Relocating brick kilns from Valley not feasible: Study

Kathmandu, May 12:

With demand for bricks increasing by 11 per cent every year, brick kilns will probably continue to be a part of the valley landscape for long. According to a study conducted by Vertical Shaft Brick Kiln (VSBK) project with support from the Swiss Agency for Development and Cooperation (SDC), the valley alone needs 1.2 billion bricks every year.

Brick kilns are second only to vehicular emission when it comes to polluting the valley air. With more and more people migrating to the valley, which is home to over 20 lakh people, the demand for bricks has been rising steadily.

Relocation of brick kilns is not a feasible solution. “Transporation of bricks to the valley from outside will prove to be equally costly,” says Bhisma Pandit, an energy efficiency consultant. An estimated 1,600 vehicles will be required to transport 1.2 billion bricks in the valley. These vehicles will further congest the valley roads and further pollute the valley air.

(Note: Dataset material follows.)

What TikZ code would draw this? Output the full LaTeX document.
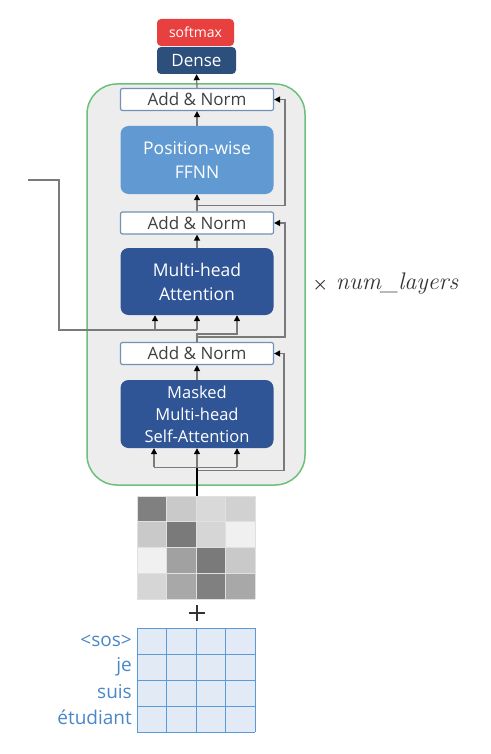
\documentclass[tikz,border=0pt]{standalone}
\usepackage{fontspec}
\setsansfont{Open Sans}
\usetikzlibrary{calc,arrows.meta}
\definecolor{smred}{HTML}{E8403F}
\definecolor{densebl}{HTML}{2D4F7C}
\definecolor{ffnnbl}{HTML}{619AD3}
\definecolor{attbl}{HTML}{2F5597}
\definecolor{normbd}{HTML}{7190BA}
\definecolor{stackgr}{HTML}{6CC07A}
\definecolor{stackbg}{HTML}{EDEDED}
\definecolor{embbl}{HTML}{5B9BD5}
\definecolor{embfill}{HTML}{E1EAF5}
\definecolor{wordbl}{HTML}{4A86C8}
\definecolor{linegr}{HTML}{7A7A7A}

\begin{document}
\begin{tikzpicture}[x=1pt,y=-1pt,
	blk/.style={rounded corners=8pt, text=white, font=\sffamily\fontsize{17.5}{24}\selectfont, align=center, minimum width=153pt, inner sep=0pt},
	norm/.style={draw=normbd, line width=1.2pt, fill=white, rounded corners=2pt, minimum width=153pt, minimum height=22pt, inner sep=0pt, font=\sffamily\fontsize{17}{18}\selectfont, text=black!75},
	conn/.style={draw=linegr, line width=1.3pt},
	arr/.style={conn, -{Triangle[length=6pt,width=6pt,color=black]}}]
			%%%%% START %%%%%
			
			\useasboundingbox (0,0) rectangle (490,754);
			
			\draw[draw=stackgr, line width=1.5pt, fill=stackbg, rounded corners=30pt] (87, 84) rectangle (305, 485);
			
			\node[blk, fill=smred, rounded corners=4pt, minimum width=77pt, minimum height=27pt, font=\sffamily\fontsize{14}{15}\selectfont] (softmax) at (195.5, 32.5) {softmax};
			\node[blk, fill=densebl, rounded corners=4pt, minimum width=79pt, minimum height=27pt, font=\sffamily\fontsize{17}{18}\selectfont] (dense) at (196.5, 60.5) {Dense};
			
			\node[norm] (addA) at (197, 99.5) {Add \& Norm};
			\node[blk, fill=ffnnbl, minimum height=68pt] (ffnn) at (197, 160) {Position-wise\\FFNN};
			\node[norm] (addB) at (197, 223) {Add \& Norm};
			\node[blk, fill=attbl, minimum height=67pt] (mha) at (197, 281.5) {Multi-head\\Attention};
			\node[norm] (addC) at (197, 353.5) {Add \& Norm};
			\node[blk, fill=attbl, minimum height=68pt, font=\sffamily\fontsize{16.5}{22}\selectfont] (mmha) at (197, 414) {Masked\\Multi-head\\Self-Attention};
			
			\node[anchor=west, text=black!80, font=\fontsize{24}{24}\selectfont] (nlayers) at (309, 284) {{\fontsize{19}{19}\selectfont\boldmath$\times$}\hspace{8pt}\textit{num\_layers}};
			
			% stack connectors
			\draw[arr] (addA.north) -- (dense.south);
			\draw[arr] (ffnn.north) -- (addA.south);
			\draw[arr] (addB.north) -- (ffnn.south);
			\draw[arr] (mha.north) -- (addB.south);
			\draw[arr] (mmha.north) -- (addC.south);
			
			% residuals
			\draw[arr] ($(addB.north)+(0,-6)$) -| ([xshift=11pt]addA.east) -- (addA.east);
			\draw[arr] ($(addC.north)+(0,-5)$) -| ([xshift=11pt]addB.east) -- (addB.east);
			\draw[arr] ($(mmha.south)+(0,22)$) -| ([xshift=10pt]addC.east) -- (addC.east);
			
			% encoder output
			\coordinate (enc) at (28, 180);
			\coordinate (encturn) at (59, 330);
			\draw[conn] (enc) -| (encturn) -- (encturn -| mha.south);
			\draw[arr] ($(mha.south)+(-42,15)$) -- ($(mha.south)+(-42,0)$);
			\draw[arr] (encturn -| mha.south) -- (mha.south);
			\draw[arr] (addC.north) -- ++(0,-8) -| ($(mha.south)+(40,0)$);
			
			% decoder input
			\coordinate (petop) at (197, 496);
			\draw[black, line width=1.8pt] (petop) -- ($(mmha.south)+(0,19)$);
			\draw[conn] ($(mmha.south)+(-43,19)$) -- ($(mmha.south)+(40,19)$);
			\draw[arr] ($(mmha.south)+(-43,19)$) -- ($(mmha.south)+(-43,0)$);
			\draw[arr] ($(mmha.south)+(0,19)$) -- (mmha.south);
			\draw[arr] ($(mmha.south)+(40,19)$) -- ($(mmha.south)+(40,0)$);
			
			% positional encoding
			\foreach \c/\r/\g in {0/0/50, 1/0/79, 2/0/85, 3/0/82,
			                      0/1/79, 1/1/48, 2/1/84, 3/1/94,
			                      0/2/94, 1/2/63, 2/2/48, 3/2/79,
			                      0/3/84, 1/3/66, 2/3/50, 3/3/66}
				\fill[white!\g!black] ({137+29.5*\c}, {496+25.75*\r}) rectangle ++(29.5, 25.75);
			\foreach \k in {0,...,4} {
				\draw[white!88!black, line width=0.6pt] ({137+29.5*\k}, 496) -- ++(0, 103);
				\draw[white!88!black, line width=0.6pt] (137, {496+25.75*\k}) -- ++(118, 0);
			}
			\coordinate (plus) at (197, 613);
			\draw[black!80, line width=2.2pt] ($(plus)+(-8,0)$) -- ($(plus)+(8,0)$) ($(plus)+(0,-8)$) -- ($(plus)+(0,8)$);
			
			% embeddings
			\fill[embfill] (137, 628) rectangle (255, 732);
			\foreach \k in {0,...,4} {
				\draw[embbl, line width=1pt] ({137+29.5*\k}, 628) -- ++(0, 104);
				\draw[embbl, line width=1pt] (137, {628+26*\k}) -- ++(118, 0);
			}
			\foreach \w [count=\i] in {<sos>, je, suis, étudiant}
				\node[anchor=east, text=wordbl, font=\sffamily\fontsize{19}{20}\selectfont, inner sep=0pt] (w\i) at (132, {641+25.5*(\i-1)}) {\w};
			
			%%%%% END %%%%%
		\end{tikzpicture}
\end{document}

A brick kiln requires minimum of 80 ropanies of land. Altogether 124 brick kilns have been operating in the valley and they employ over 60,000 individuals, most of whom are non-skilled and come from the hinterlands. According to Anil Dutta Bhatta, programme engineer, VSBK, a minimum of Rs 20 lakh is needed to start a kiln, meaning an investment of over Rs 25 crores has already been made in the sector. “While over Rs 70 lakh is required to set up a big brick kiln like Harisiddhi, an ordinary kiln can be set up for about Rs 20 lakh.”

“We have been trying to lessen pollution by adopting environment-friendly technology,” says Mangal Maharjan, owner of a brick kiln. A few kilns have switched to vertical shaft kiln from chimney bull’s trench kiln.

Although the VSBK is a clean technology, entrepreneurs are reluctant to go for it because it is expensive. “At the initial stage, it seems to be a high investment and low productivity but one has to consider its long-term impact,” claims Urs Hagnauer, programme director of the VSBK. He said, the technology is economical in terms of environmental conservation. The government’s guidelines on brick kilns say the kiln premises should have the radius of at least 200 feet, no objection certificate should be obtained from the concerned VDC before setting up a kiln, and kilns should be set up at a distance of 3 km from forests and communities.

“Entrepreneurs are driven by economic benefit and tend to ignore their social and environmental responsibility,” says Pandit. As they have not yet been recognised as an industry, brick kilns should get licences from the Department of Cottage and Small Industries. “It is one of the reasons why these kilns have been operating haphazardly in the valley,” says Pandits, adding, “The government should introduce strict rules specifying criteria for the brick kilns.